What needs to be done >> No images are to be carried over; print all other material exactly as it stands.

Recorded data >>
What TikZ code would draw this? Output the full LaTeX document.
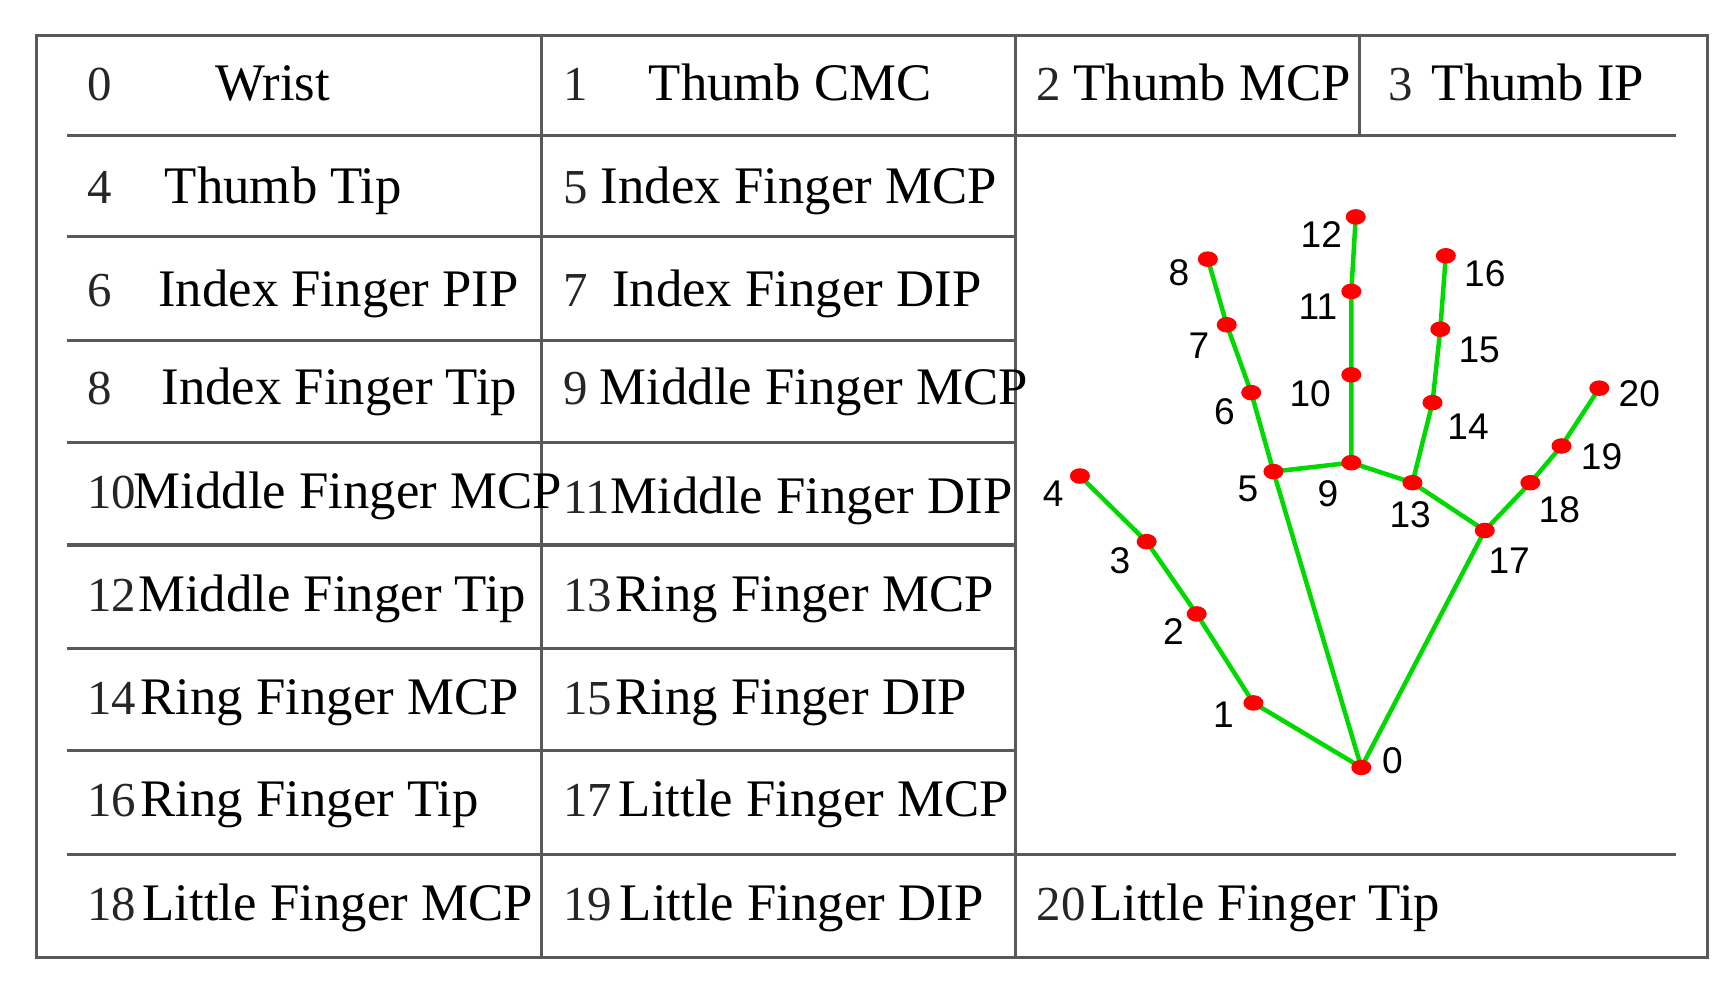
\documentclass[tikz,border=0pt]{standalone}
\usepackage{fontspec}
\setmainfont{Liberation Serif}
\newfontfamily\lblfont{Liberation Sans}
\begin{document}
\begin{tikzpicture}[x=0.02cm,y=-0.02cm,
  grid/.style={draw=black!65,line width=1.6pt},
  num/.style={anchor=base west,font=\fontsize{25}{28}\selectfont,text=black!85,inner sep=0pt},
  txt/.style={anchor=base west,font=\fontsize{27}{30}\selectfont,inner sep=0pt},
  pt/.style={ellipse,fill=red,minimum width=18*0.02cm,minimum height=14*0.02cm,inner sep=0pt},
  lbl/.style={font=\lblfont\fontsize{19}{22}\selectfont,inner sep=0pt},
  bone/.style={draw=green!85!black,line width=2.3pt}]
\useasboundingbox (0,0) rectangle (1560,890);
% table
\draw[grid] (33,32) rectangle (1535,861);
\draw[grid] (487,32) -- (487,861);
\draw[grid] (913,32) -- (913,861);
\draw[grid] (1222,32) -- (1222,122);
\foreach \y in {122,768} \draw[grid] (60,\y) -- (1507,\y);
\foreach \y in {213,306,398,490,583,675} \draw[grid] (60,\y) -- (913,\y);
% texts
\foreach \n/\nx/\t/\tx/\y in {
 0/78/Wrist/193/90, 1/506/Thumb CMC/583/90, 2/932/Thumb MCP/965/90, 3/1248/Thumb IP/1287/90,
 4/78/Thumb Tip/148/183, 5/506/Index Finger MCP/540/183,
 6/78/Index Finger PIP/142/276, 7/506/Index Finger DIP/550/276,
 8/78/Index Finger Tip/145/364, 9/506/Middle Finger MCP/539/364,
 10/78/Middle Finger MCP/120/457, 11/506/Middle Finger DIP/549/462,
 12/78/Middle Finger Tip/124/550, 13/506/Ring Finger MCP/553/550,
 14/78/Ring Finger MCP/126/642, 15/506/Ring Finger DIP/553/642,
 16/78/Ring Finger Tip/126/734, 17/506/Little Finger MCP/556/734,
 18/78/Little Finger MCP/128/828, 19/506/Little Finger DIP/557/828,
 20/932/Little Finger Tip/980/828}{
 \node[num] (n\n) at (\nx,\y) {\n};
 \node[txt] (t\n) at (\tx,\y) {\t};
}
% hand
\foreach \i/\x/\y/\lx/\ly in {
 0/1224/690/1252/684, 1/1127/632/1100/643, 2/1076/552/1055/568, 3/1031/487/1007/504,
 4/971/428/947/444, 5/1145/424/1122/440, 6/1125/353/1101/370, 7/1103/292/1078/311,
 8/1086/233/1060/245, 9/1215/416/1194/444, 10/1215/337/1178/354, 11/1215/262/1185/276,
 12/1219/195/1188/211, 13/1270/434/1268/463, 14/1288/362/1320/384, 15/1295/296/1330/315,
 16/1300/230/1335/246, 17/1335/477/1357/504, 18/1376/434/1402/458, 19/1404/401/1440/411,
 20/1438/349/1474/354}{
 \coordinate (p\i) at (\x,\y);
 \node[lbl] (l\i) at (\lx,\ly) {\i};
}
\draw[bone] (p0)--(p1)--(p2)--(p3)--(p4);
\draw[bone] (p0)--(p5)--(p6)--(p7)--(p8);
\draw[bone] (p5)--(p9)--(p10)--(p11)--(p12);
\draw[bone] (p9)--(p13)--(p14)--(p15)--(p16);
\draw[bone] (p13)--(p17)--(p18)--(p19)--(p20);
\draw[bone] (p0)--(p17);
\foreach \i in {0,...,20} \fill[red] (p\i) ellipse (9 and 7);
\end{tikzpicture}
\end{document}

Result for this exercise >>
What TikZ code would draw this? Output the full LaTeX document.
\documentclass[tikz,border=0pt]{standalone}
\usepackage{fontspec}
\setmainfont{Liberation Serif}
\newfontfamily\lblfont{Liberation Sans}
\begin{document}
\begin{tikzpicture}[x=0.02cm,y=-0.02cm,
  grid/.style={draw=black!65,line width=1.6pt},
  num/.style={anchor=base west,font=\fontsize{25}{28}\selectfont,text=black!85,inner sep=0pt},
  txt/.style={anchor=base west,font=\fontsize{27}{30}\selectfont,inner sep=0pt},
  pt/.style={ellipse,fill=red,minimum width=18*0.02cm,minimum height=14*0.02cm,inner sep=0pt},
  lbl/.style={font=\lblfont\fontsize{19}{22}\selectfont,inner sep=0pt},
  bone/.style={draw=green!85!black,line width=2.3pt}]
\useasboundingbox (0,0) rectangle (1560,890);
% table
\draw[grid] (33,32) rectangle (1535,861);
\draw[grid] (487,32) -- (487,861);
\draw[grid] (913,32) -- (913,861);
\draw[grid] (1222,32) -- (1222,122);
\foreach \y in {122,768} \draw[grid] (60,\y) -- (1507,\y);
\foreach \y in {213,306,398,490,583,675} \draw[grid] (60,\y) -- (913,\y);
% texts
\foreach \n/\nx/\t/\tx/\y in {
 0/78/Wrist/193/90, 1/506/Thumb CMC/583/90, 2/932/Thumb MCP/965/90, 3/1248/Thumb IP/1287/90,
 4/78/Thumb Tip/148/183, 5/506/Index Finger MCP/540/183,
 6/78/Index Finger PIP/142/276, 7/506/Index Finger DIP/550/276,
 8/78/Index Finger Tip/145/364, 9/506/Middle Finger MCP/539/364,
 10/78/Middle Finger MCP/120/457, 11/506/Middle Finger DIP/549/462,
 12/78/Middle Finger Tip/124/550, 13/506/Ring Finger MCP/553/550,
 14/78/Ring Finger MCP/126/642, 15/506/Ring Finger DIP/553/642,
 16/78/Ring Finger Tip/126/734, 17/506/Little Finger MCP/556/734,
 18/78/Little Finger MCP/128/828, 19/506/Little Finger DIP/557/828,
 20/932/Little Finger Tip/980/828}{
 \node[num] (n\n) at (\nx,\y) {\n};
 \node[txt] (t\n) at (\tx,\y) {\t};
}
% hand
\foreach \i/\x/\y/\lx/\ly in {
 0/1224/690/1252/684, 1/1127/632/1100/643, 2/1076/552/1055/568, 3/1031/487/1007/504,
 4/971/428/947/444, 5/1145/424/1122/440, 6/1125/353/1101/370, 7/1103/292/1078/311,
 8/1086/233/1060/245, 9/1215/416/1194/444, 10/1215/337/1178/354, 11/1215/262/1185/276,
 12/1219/195/1188/211, 13/1270/434/1268/463, 14/1288/362/1320/384, 15/1295/296/1330/315,
 16/1300/230/1335/246, 17/1335/477/1357/504, 18/1376/434/1402/458, 19/1404/401/1440/411,
 20/1438/349/1474/354}{
 \coordinate (p\i) at (\x,\y);
 \node[lbl] (l\i) at (\lx,\ly) {\i};
}
\draw[bone] (p0)--(p1)--(p2)--(p3)--(p4);
\draw[bone] (p0)--(p5)--(p6)--(p7)--(p8);
\draw[bone] (p5)--(p9)--(p10)--(p11)--(p12);
\draw[bone] (p9)--(p13)--(p14)--(p15)--(p16);
\draw[bone] (p13)--(p17)--(p18)--(p19)--(p20);
\draw[bone] (p0)--(p17);
\foreach \i in {0,...,20} \fill[red] (p\i) ellipse (9 and 7);
\end{tikzpicture}
\end{document}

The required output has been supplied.